Split your data into clusters with imperio ClusterizeTransformer

Vladimir Stojoc

Jul 15, 2021 • 3 min read

Feature engineering is the process of transforming your input data in such a way that it will be more representative of the Machine Learning Algorithms. However, it is very often forgotten because of the inexistence of an easy-to-use package. That’s why we decided to create the one — imperio, the third our unforgivable curse.

The technique discussed in this article doesn’t transform your data actually, it adds a new column to it, which can be very helpful to your model. This technique is called ClusterizeTransformer.

How ClusterizeTransformer works?

If you ever heard about Unsupervised learning, then this technique won’t be hard for you, unsupervised learning is a type of algorithm that learns patterns from data without labels, meaning without the target column. In these circumstances were developed other techniques that can predict something based only on the input data. One of these algorithms clustering algorithms is KMeans.

I won’t explain how KMeans and many other clustering algorithms work, but shortly it just finds a way to divide your data into different groups, usually, the number of groups is specified by the user. Thus, in this example below, the data was divided into three clusters, red, blue, and green.

After the clustering algorithm is applied, it returns the labels corresponding to each data point, for example, 1 for green, 2 for red, and 3 for blue. In that way, we can obtain a new column, which will represent the number of the cluster for every data point.

Using imperio ClusterizeTransformer:

All transformers from imperio follow the transformers API from sci-kit-learn, which makes them fully compatible with sci-kit learn pipelines.

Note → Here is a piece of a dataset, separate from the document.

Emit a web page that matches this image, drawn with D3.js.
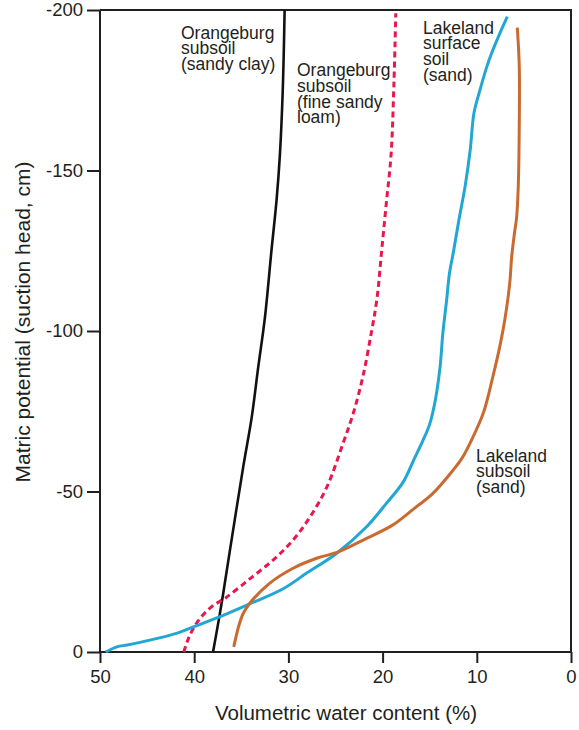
<!DOCTYPE html>
<html>
<head>
<meta charset="utf-8">
<script src="https://cdn.jsdelivr.net/npm/d3@7"></script>
<style>
  html, body { margin: 0; padding: 0; background: #fff; }
  svg { display: block; }
  text { font-family: "Liberation Sans", Arial, sans-serif; fill: #231f20; }
</style>
</head>
<body>
<div id="chart"></div>
<script>
// ---- Data (x = volumetric water content %, y = matric potential cm) ----
const xTicks = [50, 40, 30, 20, 10, 0];
const yTicks = [0, -50, -100, -150, -200];

const orangeburgClay = [
  [38.0, 0], [37.1, -15], [36.2, -31.8], [34.8, -57.6], [33.9, -73], [33.2, -88.8],
  [32.5, -104], [31.8, -125], [31.25, -141], [30.9, -155], [30.6, -175], [30.4, -200]
];
const orangeburgLoam = [
  [41.1, 0], [40.5, -5], [39.5, -10], [38.2, -14], [36.6, -17], [34.0, -23],
  [31.6, -28.7], [29.5, -34.9], [27.7, -42.1], [25.9, -51.5], [24.2, -65],
  [23.1, -74.5], [22.1, -85.7], [21.2, -99.4], [20.6, -110], [20.1, -125],
  [19.6, -140], [19.1, -155], [18.8, -177], [18.6, -199]
];
const lakelandSurface = [
  [49.4, 0], [48.2, -1.6], [47.1, -2.2], [44.7, -3.7], [41.8, -5.9], [40.1, -7.8],
  [37.6, -10.6], [34.1, -15], [30.5, -19.8], [28.1, -24.5], [24.9, -30.7],
  [21.7, -39], [19.6, -46.3], [17.8, -53], [16.7, -59.8], [15.7, -66], [15.0, -71],
  [14.4, -78.5], [13.9, -88.8], [13.6, -99.4], [13.2, -109.7], [12.9, -118],
  [12.5, -124.3], [11.9, -134.6], [11.25, -144.9], [10.7, -156.4], [10.3, -167.9],
  [9.66, -175.1], [8.95, -182.2], [8.42, -186.6], [7.54, -192.8], [6.76, -197.9]
];
const lakelandSubsoil = [
  [35.8, -1.6], [35.3, -7.8], [34.8, -12], [34.1, -15.2], [32.0, -21.4],
  [29.5, -26.1], [27.0, -29.2], [24.7, -31.2], [21.7, -35.4], [18.9, -39.6],
  [16.4, -45.3], [14.8, -49], [12.5, -56.7], [11.5, -60.7], [10.4, -67],
  [9.3, -74.5], [8.3, -85.7], [7.5, -96], [7.0, -104], [6.5, -115], [6.3, -123],
  [6.0, -130.5], [5.77, -135.5], [5.6, -145], [5.5, -161.7], [5.49, -182.2],
  [5.7, -194.5]
];

const seriesLabels = [
  { lines: ["Orangeburg", "subsoil", "(sandy clay)"], x: 181, y: 38.5 },
  { lines: ["Orangeburg", "subsoil", "(fine sandy", "loam)"], x: 297, y: 76 },
  { lines: ["Lakeland", "surface", "soil", "(sand)"], x: 423, y: 33.5 },
  { lines: ["Lakeland", "subsoil", "(sand)"], x: 476, y: 461.5 }
];

// ---- Layout ----
const W = 579, H = 730;
const svg = d3.select("#chart").append("svg").attr("width", W).attr("height", H);

const x = d3.scaleLinear().domain([50, 0]).range([100, 571]);
const y = d3.scaleLinear().domain([0, -200]).range([652, 10]);

const axisColor = "#231f20";

// Frame (top and right)
svg.append("path")
  .attr("d", `M${x(50)},${y(-200)}H${x(0)}V${y(0)}`)
  .attr("fill", "none").attr("stroke", axisColor).attr("stroke-width", 2);

// Y axis
const gy = svg.append("g").attr("transform", `translate(${x(50)},0)`)
  .call(d3.axisLeft(y).tickValues(yTicks).tickSize(13).tickPadding(4).tickSizeOuter(0)
    .tickFormat(d => String(d)));
// X axis
const gx = svg.append("g").attr("transform", `translate(0,${y(0)})`)
  .call(d3.axisBottom(x).tickValues(xTicks).tickSize(11).tickPadding(7).tickSizeOuter(0)
    .tickFormat(d => String(d)));

[gy, gx].forEach(g => {
  g.selectAll("path.domain").attr("stroke", axisColor).attr("stroke-width", 2);
  g.selectAll(".tick line").attr("stroke", axisColor).attr("stroke-width", 2);
  g.selectAll(".tick text").attr("font-size", 18.5).attr("fill", axisColor);
});
gy.select("path.domain").attr("d", `M0,${y(0)}V${y(-200)}`);
gx.select("path.domain").attr("d", `M${x(50)},0H${x(0)}`);

// Axis titles
svg.append("text")
  .attr("x", 346).attr("y", 720)
  .attr("text-anchor", "middle").attr("font-size", 20.5)
  .text("Volumetric water content (%)");
svg.append("text")
  .attr("transform", `translate(30,${322}) rotate(-90)`)
  .attr("text-anchor", "middle").attr("font-size", 21)
  .text("Matric potential (suction head, cm)");

// Curves
const line = d3.line().x(d => x(d[0])).y(d => y(d[1])).curve(d3.curveCatmullRom.alpha(0.5));

const series = [
  { data: orangeburgClay, color: "#111111", width: 2.6, dash: null },
  { data: orangeburgLoam, color: "#e8184f", width: 3, dash: "6,4" },
  { data: lakelandSurface, color: "#22a6d4", width: 3, dash: null },
  { data: lakelandSubsoil, color: "#c96b31", width: 3, dash: null }
];
svg.append("g").selectAll("path").data(series).join("path")
  .attr("d", d => line(d.data))
  .attr("fill", "none")
  .attr("stroke", d => d.color)
  .attr("stroke-width", d => d.width)
  .attr("stroke-dasharray", d => d.dash)
  .attr("stroke-linejoin", "round");

// Series labels
const lg = svg.append("g");
seriesLabels.forEach(l => {
  const t = lg.append("text").attr("font-size", 17.5).attr("fill", axisColor);
  l.lines.forEach((s, i) => {
    t.append("tspan").attr("x", l.x).attr("y", l.y + i * 15.8).text(s);
  });
});
</script>
</body>
</html>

First, if you didn’t install the library, then you can do it by typing the following command:

pip install imperio

Now you can import the algorithm, fit it and transform some data.

from imperio import ClusterizeTransformer

kmeans = KMeans(n_clusters=2)
cluster = ClusterizeTransformer(kmeans)
X_transformed = cluster.fit_transform(X)

As we said it can be easily used in a sci-kit learn pipeline.

from sklearn.pipeline import Pipeline
from imperio import ClusterizeTransformer
from sklearn.preprocessing import StandardScaler
from sklearn.linear_model import LogisticRegression
from sklearn.cluster import KMeans

pipe = Pipeline([
('std', StandardScaler()),
('cluster', ClusterizeTransformer(KMeans(n_clusters = 5))),
('model', LogisticRegression())
])

Besides the sci-kit learn API, Imperio transformers have an additional function that allows the transformer to be applied on a pandas data frame.

new_df = cluster.apply(df, target = 'target')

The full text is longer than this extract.